Work to do ▸ Copy each line of the material below that includes the string "script".

Information shown ▸
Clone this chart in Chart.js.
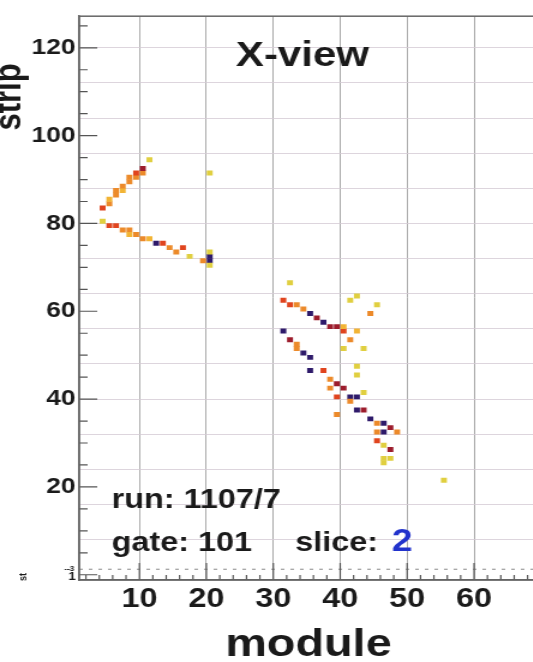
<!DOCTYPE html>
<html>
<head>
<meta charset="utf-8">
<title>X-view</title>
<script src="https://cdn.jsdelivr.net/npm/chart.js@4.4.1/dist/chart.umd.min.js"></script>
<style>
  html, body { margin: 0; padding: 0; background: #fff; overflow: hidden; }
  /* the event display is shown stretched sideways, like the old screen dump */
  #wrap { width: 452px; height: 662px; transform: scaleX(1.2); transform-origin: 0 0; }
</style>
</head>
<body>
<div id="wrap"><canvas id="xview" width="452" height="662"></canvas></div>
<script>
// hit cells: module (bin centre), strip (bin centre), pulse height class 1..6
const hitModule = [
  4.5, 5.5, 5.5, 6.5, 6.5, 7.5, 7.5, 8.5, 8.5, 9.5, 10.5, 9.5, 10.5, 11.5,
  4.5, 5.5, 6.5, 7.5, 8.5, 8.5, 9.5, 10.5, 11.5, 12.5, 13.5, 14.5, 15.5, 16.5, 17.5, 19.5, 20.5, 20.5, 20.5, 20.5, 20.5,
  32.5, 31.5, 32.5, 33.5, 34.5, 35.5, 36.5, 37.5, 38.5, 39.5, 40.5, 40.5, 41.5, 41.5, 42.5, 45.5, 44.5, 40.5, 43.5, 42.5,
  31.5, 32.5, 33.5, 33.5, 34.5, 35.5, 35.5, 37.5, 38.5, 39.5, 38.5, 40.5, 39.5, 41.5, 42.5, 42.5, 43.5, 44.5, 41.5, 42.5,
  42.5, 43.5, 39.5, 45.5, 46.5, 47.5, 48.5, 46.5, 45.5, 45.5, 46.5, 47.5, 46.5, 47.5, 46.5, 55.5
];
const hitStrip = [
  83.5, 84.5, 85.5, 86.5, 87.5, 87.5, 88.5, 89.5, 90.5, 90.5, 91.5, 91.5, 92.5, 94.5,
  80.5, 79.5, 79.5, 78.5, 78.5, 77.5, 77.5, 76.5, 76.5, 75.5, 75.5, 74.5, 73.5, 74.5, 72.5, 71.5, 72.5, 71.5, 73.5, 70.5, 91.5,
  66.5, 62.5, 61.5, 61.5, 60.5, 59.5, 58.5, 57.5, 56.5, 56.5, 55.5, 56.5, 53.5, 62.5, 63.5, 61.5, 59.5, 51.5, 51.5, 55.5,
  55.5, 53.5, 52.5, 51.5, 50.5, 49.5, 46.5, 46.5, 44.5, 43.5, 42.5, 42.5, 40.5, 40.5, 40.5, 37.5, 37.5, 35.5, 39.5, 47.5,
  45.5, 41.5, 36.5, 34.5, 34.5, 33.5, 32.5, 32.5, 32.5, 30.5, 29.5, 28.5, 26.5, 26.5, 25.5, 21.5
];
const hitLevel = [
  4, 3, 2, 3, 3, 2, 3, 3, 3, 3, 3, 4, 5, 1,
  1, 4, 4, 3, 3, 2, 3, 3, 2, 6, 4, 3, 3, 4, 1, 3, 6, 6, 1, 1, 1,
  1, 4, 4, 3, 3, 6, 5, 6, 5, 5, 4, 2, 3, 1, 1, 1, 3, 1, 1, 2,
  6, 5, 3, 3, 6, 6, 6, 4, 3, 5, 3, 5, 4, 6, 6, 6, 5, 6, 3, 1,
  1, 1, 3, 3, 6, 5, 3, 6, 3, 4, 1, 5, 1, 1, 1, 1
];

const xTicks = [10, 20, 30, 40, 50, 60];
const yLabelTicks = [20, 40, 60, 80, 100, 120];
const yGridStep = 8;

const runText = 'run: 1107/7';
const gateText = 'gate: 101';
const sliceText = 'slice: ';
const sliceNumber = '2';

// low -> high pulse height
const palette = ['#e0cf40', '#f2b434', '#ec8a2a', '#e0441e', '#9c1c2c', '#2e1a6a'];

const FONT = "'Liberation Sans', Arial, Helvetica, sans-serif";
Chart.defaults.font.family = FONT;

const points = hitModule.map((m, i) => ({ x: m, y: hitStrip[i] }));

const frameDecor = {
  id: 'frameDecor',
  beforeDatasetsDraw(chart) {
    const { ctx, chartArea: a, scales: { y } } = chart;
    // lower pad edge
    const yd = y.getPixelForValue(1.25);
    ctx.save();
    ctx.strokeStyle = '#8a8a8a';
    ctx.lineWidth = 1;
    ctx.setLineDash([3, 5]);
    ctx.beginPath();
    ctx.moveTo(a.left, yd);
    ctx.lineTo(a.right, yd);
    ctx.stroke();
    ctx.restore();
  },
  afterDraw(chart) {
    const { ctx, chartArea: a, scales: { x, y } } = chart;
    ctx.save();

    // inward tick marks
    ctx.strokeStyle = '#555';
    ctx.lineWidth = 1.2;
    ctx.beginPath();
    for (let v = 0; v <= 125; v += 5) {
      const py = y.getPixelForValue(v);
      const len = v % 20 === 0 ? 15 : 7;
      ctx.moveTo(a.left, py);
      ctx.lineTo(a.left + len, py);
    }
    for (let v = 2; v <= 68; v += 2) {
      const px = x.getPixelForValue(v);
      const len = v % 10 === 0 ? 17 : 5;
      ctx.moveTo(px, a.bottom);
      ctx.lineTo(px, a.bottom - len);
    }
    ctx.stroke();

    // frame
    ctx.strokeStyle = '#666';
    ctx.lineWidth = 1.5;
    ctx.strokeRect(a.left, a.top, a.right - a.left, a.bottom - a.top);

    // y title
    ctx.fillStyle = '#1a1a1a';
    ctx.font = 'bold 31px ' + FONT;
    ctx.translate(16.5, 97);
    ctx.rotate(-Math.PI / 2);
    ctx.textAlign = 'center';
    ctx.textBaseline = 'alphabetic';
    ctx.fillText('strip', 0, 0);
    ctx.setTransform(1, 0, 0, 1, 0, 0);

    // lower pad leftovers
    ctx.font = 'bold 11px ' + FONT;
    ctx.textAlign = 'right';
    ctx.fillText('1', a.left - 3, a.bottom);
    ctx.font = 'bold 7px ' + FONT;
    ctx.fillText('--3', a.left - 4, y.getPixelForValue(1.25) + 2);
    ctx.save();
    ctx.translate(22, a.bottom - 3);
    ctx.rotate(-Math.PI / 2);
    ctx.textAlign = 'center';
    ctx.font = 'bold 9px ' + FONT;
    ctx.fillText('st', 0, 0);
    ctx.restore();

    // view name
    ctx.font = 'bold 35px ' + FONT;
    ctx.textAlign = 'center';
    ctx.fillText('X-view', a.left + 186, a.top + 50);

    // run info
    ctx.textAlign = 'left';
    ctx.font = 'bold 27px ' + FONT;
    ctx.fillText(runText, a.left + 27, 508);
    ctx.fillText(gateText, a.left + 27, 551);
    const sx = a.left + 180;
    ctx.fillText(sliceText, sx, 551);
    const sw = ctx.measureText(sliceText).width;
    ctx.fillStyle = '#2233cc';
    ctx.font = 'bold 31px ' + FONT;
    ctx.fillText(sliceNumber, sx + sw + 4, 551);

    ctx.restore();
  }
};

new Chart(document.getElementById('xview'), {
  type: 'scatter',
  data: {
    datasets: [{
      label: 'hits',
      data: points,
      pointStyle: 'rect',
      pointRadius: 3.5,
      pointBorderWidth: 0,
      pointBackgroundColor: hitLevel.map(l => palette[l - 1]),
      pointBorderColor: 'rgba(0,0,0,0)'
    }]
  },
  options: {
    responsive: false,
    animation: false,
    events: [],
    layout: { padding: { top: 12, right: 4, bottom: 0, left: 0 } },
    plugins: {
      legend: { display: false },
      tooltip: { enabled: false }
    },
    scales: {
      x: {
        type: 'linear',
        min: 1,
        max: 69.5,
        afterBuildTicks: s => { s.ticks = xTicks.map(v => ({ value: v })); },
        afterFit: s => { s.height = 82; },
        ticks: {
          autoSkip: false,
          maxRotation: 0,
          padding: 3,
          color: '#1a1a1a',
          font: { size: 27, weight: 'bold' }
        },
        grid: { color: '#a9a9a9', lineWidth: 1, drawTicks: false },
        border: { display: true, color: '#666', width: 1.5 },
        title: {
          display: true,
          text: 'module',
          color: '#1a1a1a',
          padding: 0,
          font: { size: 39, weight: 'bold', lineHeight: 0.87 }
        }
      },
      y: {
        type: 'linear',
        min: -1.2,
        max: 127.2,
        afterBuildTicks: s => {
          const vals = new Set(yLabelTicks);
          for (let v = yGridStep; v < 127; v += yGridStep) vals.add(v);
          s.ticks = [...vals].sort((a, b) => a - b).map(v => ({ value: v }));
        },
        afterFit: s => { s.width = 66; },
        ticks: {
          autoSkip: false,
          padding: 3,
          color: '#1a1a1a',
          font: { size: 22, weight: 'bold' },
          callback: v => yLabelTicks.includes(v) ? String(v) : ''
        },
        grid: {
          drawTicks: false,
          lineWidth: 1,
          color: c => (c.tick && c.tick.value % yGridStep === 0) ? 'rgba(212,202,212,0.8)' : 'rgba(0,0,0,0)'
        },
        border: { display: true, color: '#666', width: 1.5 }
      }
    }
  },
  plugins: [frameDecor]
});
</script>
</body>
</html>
* * *
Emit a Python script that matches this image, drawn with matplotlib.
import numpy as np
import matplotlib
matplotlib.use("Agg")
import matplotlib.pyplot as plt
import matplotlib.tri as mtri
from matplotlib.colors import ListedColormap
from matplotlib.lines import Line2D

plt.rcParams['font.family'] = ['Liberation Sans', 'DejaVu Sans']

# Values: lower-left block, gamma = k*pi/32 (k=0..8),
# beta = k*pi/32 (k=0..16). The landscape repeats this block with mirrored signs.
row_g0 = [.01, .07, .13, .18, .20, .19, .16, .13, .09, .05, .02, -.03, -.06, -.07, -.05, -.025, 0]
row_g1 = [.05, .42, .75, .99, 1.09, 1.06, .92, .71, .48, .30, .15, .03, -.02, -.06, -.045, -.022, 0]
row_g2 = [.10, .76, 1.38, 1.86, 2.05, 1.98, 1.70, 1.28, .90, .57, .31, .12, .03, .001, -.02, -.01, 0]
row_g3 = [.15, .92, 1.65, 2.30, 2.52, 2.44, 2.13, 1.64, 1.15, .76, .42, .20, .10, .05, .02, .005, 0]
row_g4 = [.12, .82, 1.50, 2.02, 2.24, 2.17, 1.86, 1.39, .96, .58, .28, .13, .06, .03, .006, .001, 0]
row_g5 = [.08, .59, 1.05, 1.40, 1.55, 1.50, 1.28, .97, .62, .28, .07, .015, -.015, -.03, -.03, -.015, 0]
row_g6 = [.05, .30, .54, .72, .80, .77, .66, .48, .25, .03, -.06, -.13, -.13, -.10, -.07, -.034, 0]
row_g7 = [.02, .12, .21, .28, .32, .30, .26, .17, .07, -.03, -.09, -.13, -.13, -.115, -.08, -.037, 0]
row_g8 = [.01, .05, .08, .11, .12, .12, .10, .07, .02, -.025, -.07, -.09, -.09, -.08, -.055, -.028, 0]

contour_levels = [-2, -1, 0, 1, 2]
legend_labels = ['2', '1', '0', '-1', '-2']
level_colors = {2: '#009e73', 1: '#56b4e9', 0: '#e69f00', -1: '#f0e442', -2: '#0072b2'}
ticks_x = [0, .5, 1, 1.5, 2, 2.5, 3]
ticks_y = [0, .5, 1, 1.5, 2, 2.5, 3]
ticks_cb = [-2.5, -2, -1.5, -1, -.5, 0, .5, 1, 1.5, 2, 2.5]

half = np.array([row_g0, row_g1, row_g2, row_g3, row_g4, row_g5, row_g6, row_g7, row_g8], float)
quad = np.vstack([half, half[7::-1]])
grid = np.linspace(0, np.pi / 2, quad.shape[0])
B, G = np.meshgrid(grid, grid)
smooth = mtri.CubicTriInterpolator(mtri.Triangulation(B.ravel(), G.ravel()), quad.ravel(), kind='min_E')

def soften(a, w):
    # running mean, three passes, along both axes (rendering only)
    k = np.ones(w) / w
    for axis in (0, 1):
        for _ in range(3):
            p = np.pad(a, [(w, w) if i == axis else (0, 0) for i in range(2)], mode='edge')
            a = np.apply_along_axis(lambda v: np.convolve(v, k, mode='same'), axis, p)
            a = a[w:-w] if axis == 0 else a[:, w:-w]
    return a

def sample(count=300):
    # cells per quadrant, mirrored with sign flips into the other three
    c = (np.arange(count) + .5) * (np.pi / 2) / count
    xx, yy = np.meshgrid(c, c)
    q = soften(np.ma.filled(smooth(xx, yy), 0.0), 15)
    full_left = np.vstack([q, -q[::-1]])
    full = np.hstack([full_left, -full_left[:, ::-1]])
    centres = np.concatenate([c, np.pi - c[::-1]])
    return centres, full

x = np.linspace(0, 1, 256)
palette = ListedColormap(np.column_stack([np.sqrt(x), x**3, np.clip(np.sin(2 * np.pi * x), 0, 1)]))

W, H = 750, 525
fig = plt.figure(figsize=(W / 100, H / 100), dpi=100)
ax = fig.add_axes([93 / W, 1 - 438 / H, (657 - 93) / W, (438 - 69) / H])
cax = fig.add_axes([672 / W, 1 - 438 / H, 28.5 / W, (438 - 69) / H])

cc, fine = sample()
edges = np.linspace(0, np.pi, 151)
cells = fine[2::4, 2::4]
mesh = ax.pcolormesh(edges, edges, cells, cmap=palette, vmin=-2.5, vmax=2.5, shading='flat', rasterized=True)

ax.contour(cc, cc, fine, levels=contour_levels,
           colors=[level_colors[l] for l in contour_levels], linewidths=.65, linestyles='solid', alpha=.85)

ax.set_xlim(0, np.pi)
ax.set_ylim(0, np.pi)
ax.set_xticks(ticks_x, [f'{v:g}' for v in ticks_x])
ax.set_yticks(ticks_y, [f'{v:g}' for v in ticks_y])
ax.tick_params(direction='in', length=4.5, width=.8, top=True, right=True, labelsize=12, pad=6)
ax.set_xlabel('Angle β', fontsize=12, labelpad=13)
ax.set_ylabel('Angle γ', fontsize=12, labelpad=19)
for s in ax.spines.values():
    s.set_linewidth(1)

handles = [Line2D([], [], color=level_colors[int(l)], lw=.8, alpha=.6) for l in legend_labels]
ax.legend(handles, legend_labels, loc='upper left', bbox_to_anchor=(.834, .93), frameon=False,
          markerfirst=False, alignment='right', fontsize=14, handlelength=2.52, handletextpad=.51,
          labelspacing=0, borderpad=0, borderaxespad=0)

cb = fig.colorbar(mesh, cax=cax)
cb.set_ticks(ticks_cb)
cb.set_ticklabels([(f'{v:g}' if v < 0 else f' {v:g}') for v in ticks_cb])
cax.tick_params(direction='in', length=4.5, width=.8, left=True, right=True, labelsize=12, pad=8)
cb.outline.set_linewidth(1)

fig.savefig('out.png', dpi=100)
...
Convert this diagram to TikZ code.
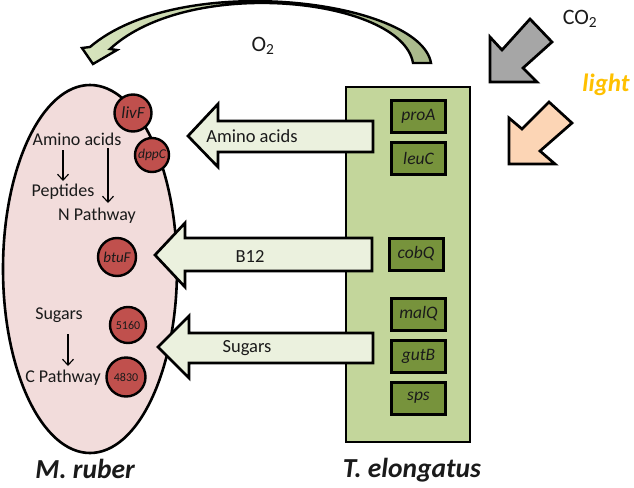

Finished answer ▸
<script src="https://cdn.jsdelivr.net/npm/chart.js@4.4.1/dist/chart.umd.min.js"></script>
<script>
</script>
Emit a Python script that matches this image, drawn with matplotlib.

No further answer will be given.